The life and inspiring works of the artist who gives your room his name: 11. Filippo Lippi***

Filippo Lippi. Madonna and Child with two Angels, Uffizi Gallery, Florence. Public Domain via Wiki Commons.
There are many wonderful pictures in the Uffizi Gallery in Florence, a treasure trove of Italian art, particularly from the Renaissance. And none finer, to our minds, than the delightful Madonna and Child with Two Angels, (above) painted by Filippo Lippi in the 1460s. It succeeds in being calm and reverential, yet sensual, playful, mischievous even.
A human Madonna and mischievous angels
Compare this Virgin (left, below) with the idealised, solemn representations in the mediaeval paintings that precede it in the Uffizi. Mary is a flesh-and-blood young woman, beautiful and serene though perhaps saddened by the foreknowledge of her son’s death.
And what of the two Angels (right, below)?

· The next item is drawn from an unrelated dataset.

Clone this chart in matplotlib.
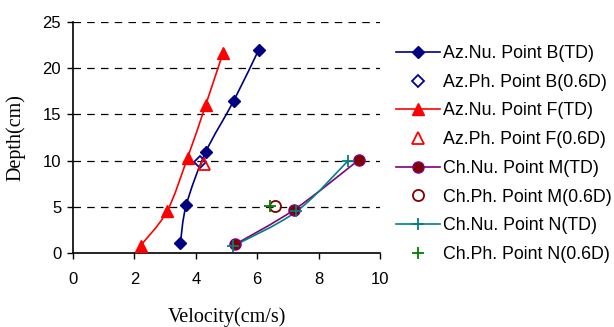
import matplotlib
matplotlib.use("Agg")
import matplotlib.pyplot as plt
import numpy as np
from matplotlib.path import Path
from matplotlib.patches import PathPatch
from matplotlib.lines import Line2D

# Data (velocity cm/s, depth cm)
azB_td_v = [3.50, 3.69, 4.32, 5.24, 6.05]
azB_td_d = [1.1, 5.2, 10.9, 16.5, 22.0]
azB_06_v = [4.13]
azB_06_d = [9.8]
azF_td_v = [2.20, 3.06, 3.73, 4.32, 4.88]
azF_td_d = [0.8, 4.5, 10.3, 16.0, 21.6]
azF_06_v = [4.27]
azF_06_d = [9.6]
chM_td_v = [5.29, 7.21, 9.32]
chM_td_d = [0.95, 4.7, 10.1]
chM_06_v = [6.58]
chM_06_d = [5.1]
chN_td_v = [5.22, 7.28, 8.95]
chN_td_d = [0.75, 4.5, 9.95]
chN_06_v = [6.41]
chN_06_d = [5.1]

labels = ["Az.Nu. Point B(TD)", "Az.Ph. Point B(0.6D)",
          "Az.Nu. Point F(TD)", "Az.Ph. Point F(0.6D)",
          "Ch.Nu. Point M(TD)", "Ch.Ph. Point M(0.6D)",
          "Ch.Nu. Point N(TD)", "Ch.Ph. Point N(0.6D)"]

fig = plt.figure(figsize=(6.14, 3.27), dpi=100)
ax = fig.add_axes([73/614, 1-253/327, (380-73)/614, (253-22)/327])

sans = "Liberation Sans"
serif = "Liberation Serif"


def smooth_line(ax, xs, ys, color, lw=1.2):
    """Excel-like smoothed line: cubic Bezier segments through the points."""
    p = np.column_stack([xs, ys]).astype(float)
    n = len(p)
    verts = [p[0]]
    codes = [Path.MOVETO]
    for i in range(n - 1):
        p0 = p[i - 1] if i > 0 else p[i]
        p1, p2 = p[i], p[i + 1]
        p3 = p[i + 2] if i + 2 < n else p[i + 1]
        c1 = p1 + (p2 - p0) / 6.0
        c2 = p2 - (p3 - p1) / 6.0
        verts += [c1, c2, p2]
        codes += [Path.CURVE4] * 3
    ax.add_patch(PathPatch(Path(verts, codes), fc="none", ec=color, lw=lw,
                           zorder=2))


series = [
    (azB_td_v, azB_td_d, dict(color="#000080", marker="D", ms=6,
                              mfc="#000080", mec="#000080"), True),
    (azB_06_v, azB_06_d, dict(color="#0000A0", marker="D", ms=6,
                              mfc="none", mec="#0000A0", mew=1.3), False),
    (azF_td_v, azF_td_d, dict(color="#FF0000", marker="^", ms=8.5,
                              mfc="#FF0000", mec="#FF0000"), True),
    (azF_06_v, azF_06_d, dict(color="#FF0000", marker="^", ms=8.5,
                              mfc="none", mec="#FF0000", mew=1.3), False),
    (chM_td_v, chM_td_d, dict(color="#800080", marker="o", ms=8,
                              mfc="#800000", mec="#800080"), True),
    (chM_06_v, chM_06_d, dict(color="#800000", marker="o", ms=8,
                              mfc="none", mec="#800000", mew=1.3), False),
    (chN_td_v, chN_td_d, dict(color="#008080", marker="+", ms=9,
                              mec="#008080", mew=1.3), True),
    (chN_06_v, chN_06_d, dict(color="#008000", marker="+", ms=9,
                              mec="#008000", mew=1.3), False),
]

handles = []
for xs, ys, st, has_line in series:
    if has_line:
        smooth_line(ax, xs, ys, st["color"])
    ax.plot(xs, ys, ls="none", zorder=3, **st)
    handles.append(Line2D([], [], ls="-" if has_line else "none", lw=1.2, **st))

ax.set_xlim(0, 10)
ax.set_ylim(0, 25)
ax.set_xticks([0, 2, 4, 6, 8, 10])
ax.set_yticks([0, 5, 10, 15, 20, 25])
for y in [5, 10, 15, 20, 25]:
    ax.axhline(y, color="black", lw=0.9, ls=(0, (6, 5)), zorder=0)
for s in ["top", "right"]:
    ax.spines[s].set_visible(False)
ax.spines["left"].set_linewidth(1.2)
ax.spines["bottom"].set_linewidth(1.2)
ax.tick_params(direction="out", length=4.5, width=1, labelsize=12)
ax.tick_params(axis="x", pad=9)
ax.tick_params(axis="y", pad=4)
for t in ax.get_xticklabels() + ax.get_yticklabels():
    t.set_fontfamily(sans)

ax.set_xlabel("Velocity(cm/s)", fontfamily=serif, fontsize=14.5, labelpad=15)
ax.set_ylabel("Depth(cm)", fontfamily=serif, fontsize=14.5, labelpad=12)

leg = fig.legend(handles=handles, labels=labels, loc="upper left",
                 bbox_to_anchor=(396/614, 1-45/327), frameon=False,
                 prop={"family": sans, "size": 12.8}, handlelength=2.5,
                 handletextpad=0.15, labelspacing=0.66, borderaxespad=0,
                 borderpad=0)

fig.savefig("out.png", dpi=100)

Filippo Lippi. Madonna and Child with two Angels, Uffizi Gallery, Florence. Details. Public Domain via Wiki Commons.
The angel in the foreground looks very playful. We’re sure he’s just been knocking on an old lady’s door and running away. Is this the most mischievous angel in the history of art? He’s certainly no cherub!
And look at the second angel, if you can find him! No earlier painter, and most contemporary ones, would dare hide most of an angel behind the arm of the Holy Child. Both these angels are real kids, the sort that could be found playing in the streets of 15th century Florence.
Look, too, at how Lippi makes the frame of the window behind almost the frame of the painting (below), so that the portraits are set in a landscape, rather than on a plain background, a Florentine nod to the influence of Flemish art.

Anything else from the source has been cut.